| EXERCISE PROMPT |
Quote verbatim the span of lines that begins the listing below and closes with the line containing "import plotly.graph_objects as go".

** START OF SOURCE MATERIAL **

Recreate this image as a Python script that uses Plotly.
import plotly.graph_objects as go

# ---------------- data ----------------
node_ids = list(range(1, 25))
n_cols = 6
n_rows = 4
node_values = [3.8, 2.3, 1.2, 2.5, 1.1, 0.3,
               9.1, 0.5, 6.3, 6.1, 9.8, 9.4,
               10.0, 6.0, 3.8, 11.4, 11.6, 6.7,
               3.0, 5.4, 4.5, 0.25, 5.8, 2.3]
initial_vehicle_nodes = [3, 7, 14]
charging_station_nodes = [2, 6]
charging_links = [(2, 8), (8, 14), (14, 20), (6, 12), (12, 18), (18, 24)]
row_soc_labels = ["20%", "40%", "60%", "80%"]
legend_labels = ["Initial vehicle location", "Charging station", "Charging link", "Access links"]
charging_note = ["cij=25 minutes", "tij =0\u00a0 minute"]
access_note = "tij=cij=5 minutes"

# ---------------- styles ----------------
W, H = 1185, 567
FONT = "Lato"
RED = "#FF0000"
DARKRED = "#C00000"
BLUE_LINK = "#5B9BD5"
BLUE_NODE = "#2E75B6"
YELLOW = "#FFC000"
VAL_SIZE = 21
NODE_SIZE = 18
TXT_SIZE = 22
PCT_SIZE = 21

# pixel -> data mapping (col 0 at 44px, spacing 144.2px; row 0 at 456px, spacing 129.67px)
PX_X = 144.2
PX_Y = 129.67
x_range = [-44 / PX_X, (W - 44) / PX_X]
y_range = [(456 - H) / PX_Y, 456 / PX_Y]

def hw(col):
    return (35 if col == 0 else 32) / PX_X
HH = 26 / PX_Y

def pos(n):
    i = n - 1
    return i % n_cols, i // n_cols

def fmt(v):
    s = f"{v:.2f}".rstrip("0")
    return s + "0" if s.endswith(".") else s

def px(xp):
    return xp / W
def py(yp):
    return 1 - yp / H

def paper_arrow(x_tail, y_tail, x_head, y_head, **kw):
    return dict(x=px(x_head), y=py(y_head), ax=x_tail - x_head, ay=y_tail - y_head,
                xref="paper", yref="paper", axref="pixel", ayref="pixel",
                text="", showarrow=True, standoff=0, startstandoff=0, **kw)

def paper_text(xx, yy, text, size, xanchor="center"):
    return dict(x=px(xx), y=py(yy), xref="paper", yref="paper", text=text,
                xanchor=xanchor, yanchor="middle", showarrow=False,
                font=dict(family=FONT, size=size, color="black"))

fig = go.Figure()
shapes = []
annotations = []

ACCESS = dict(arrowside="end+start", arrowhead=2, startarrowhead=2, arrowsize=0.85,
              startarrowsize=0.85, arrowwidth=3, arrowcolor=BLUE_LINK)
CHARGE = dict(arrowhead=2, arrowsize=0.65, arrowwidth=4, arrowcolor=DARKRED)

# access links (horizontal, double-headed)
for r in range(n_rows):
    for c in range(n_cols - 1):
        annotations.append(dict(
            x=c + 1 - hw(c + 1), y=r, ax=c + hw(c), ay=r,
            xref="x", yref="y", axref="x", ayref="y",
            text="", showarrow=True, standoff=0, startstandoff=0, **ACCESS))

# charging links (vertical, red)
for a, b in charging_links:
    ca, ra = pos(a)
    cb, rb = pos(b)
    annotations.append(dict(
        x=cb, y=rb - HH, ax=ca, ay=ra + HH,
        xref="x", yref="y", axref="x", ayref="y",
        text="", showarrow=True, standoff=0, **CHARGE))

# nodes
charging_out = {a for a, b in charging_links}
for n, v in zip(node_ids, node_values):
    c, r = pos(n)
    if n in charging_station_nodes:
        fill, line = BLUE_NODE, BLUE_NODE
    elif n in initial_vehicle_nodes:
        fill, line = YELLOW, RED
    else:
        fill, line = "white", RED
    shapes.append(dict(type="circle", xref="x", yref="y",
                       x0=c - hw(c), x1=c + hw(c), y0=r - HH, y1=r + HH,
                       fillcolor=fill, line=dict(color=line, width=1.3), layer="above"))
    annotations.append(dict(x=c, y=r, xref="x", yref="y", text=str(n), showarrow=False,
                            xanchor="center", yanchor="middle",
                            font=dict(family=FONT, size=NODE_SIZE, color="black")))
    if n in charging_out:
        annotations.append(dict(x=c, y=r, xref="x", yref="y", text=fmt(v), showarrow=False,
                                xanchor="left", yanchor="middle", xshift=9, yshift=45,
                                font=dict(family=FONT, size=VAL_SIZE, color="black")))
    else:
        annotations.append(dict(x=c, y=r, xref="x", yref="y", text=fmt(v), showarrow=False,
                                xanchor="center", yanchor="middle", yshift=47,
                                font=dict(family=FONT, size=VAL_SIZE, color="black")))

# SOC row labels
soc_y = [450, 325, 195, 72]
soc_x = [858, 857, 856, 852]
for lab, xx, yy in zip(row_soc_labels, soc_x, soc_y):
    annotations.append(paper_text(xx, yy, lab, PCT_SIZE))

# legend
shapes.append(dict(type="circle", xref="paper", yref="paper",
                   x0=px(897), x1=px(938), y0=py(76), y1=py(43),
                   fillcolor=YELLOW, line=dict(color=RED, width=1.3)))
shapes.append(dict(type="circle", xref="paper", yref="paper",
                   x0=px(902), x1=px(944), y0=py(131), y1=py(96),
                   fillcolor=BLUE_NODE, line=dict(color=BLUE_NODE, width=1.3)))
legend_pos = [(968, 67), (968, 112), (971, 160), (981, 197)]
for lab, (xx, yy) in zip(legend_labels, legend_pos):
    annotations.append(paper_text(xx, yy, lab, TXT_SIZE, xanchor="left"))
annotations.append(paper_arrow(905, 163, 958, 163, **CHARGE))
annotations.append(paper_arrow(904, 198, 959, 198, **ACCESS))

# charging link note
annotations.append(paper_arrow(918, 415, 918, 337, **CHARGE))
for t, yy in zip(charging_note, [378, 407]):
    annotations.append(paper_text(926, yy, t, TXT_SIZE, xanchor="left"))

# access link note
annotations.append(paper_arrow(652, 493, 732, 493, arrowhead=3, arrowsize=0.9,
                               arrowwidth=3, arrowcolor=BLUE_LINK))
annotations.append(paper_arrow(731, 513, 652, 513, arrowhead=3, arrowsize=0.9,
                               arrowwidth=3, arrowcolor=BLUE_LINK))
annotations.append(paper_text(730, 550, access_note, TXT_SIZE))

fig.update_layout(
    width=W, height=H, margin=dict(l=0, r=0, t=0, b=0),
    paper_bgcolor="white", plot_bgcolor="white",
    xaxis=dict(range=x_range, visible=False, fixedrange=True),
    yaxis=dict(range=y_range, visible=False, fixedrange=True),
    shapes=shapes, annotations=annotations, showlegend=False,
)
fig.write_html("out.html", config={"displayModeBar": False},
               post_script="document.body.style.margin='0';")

** END OF SOURCE MATERIAL **

| CORRECT OUTPUT |
Recreate this image as a Python script that uses Plotly.
import plotly.graph_objects as go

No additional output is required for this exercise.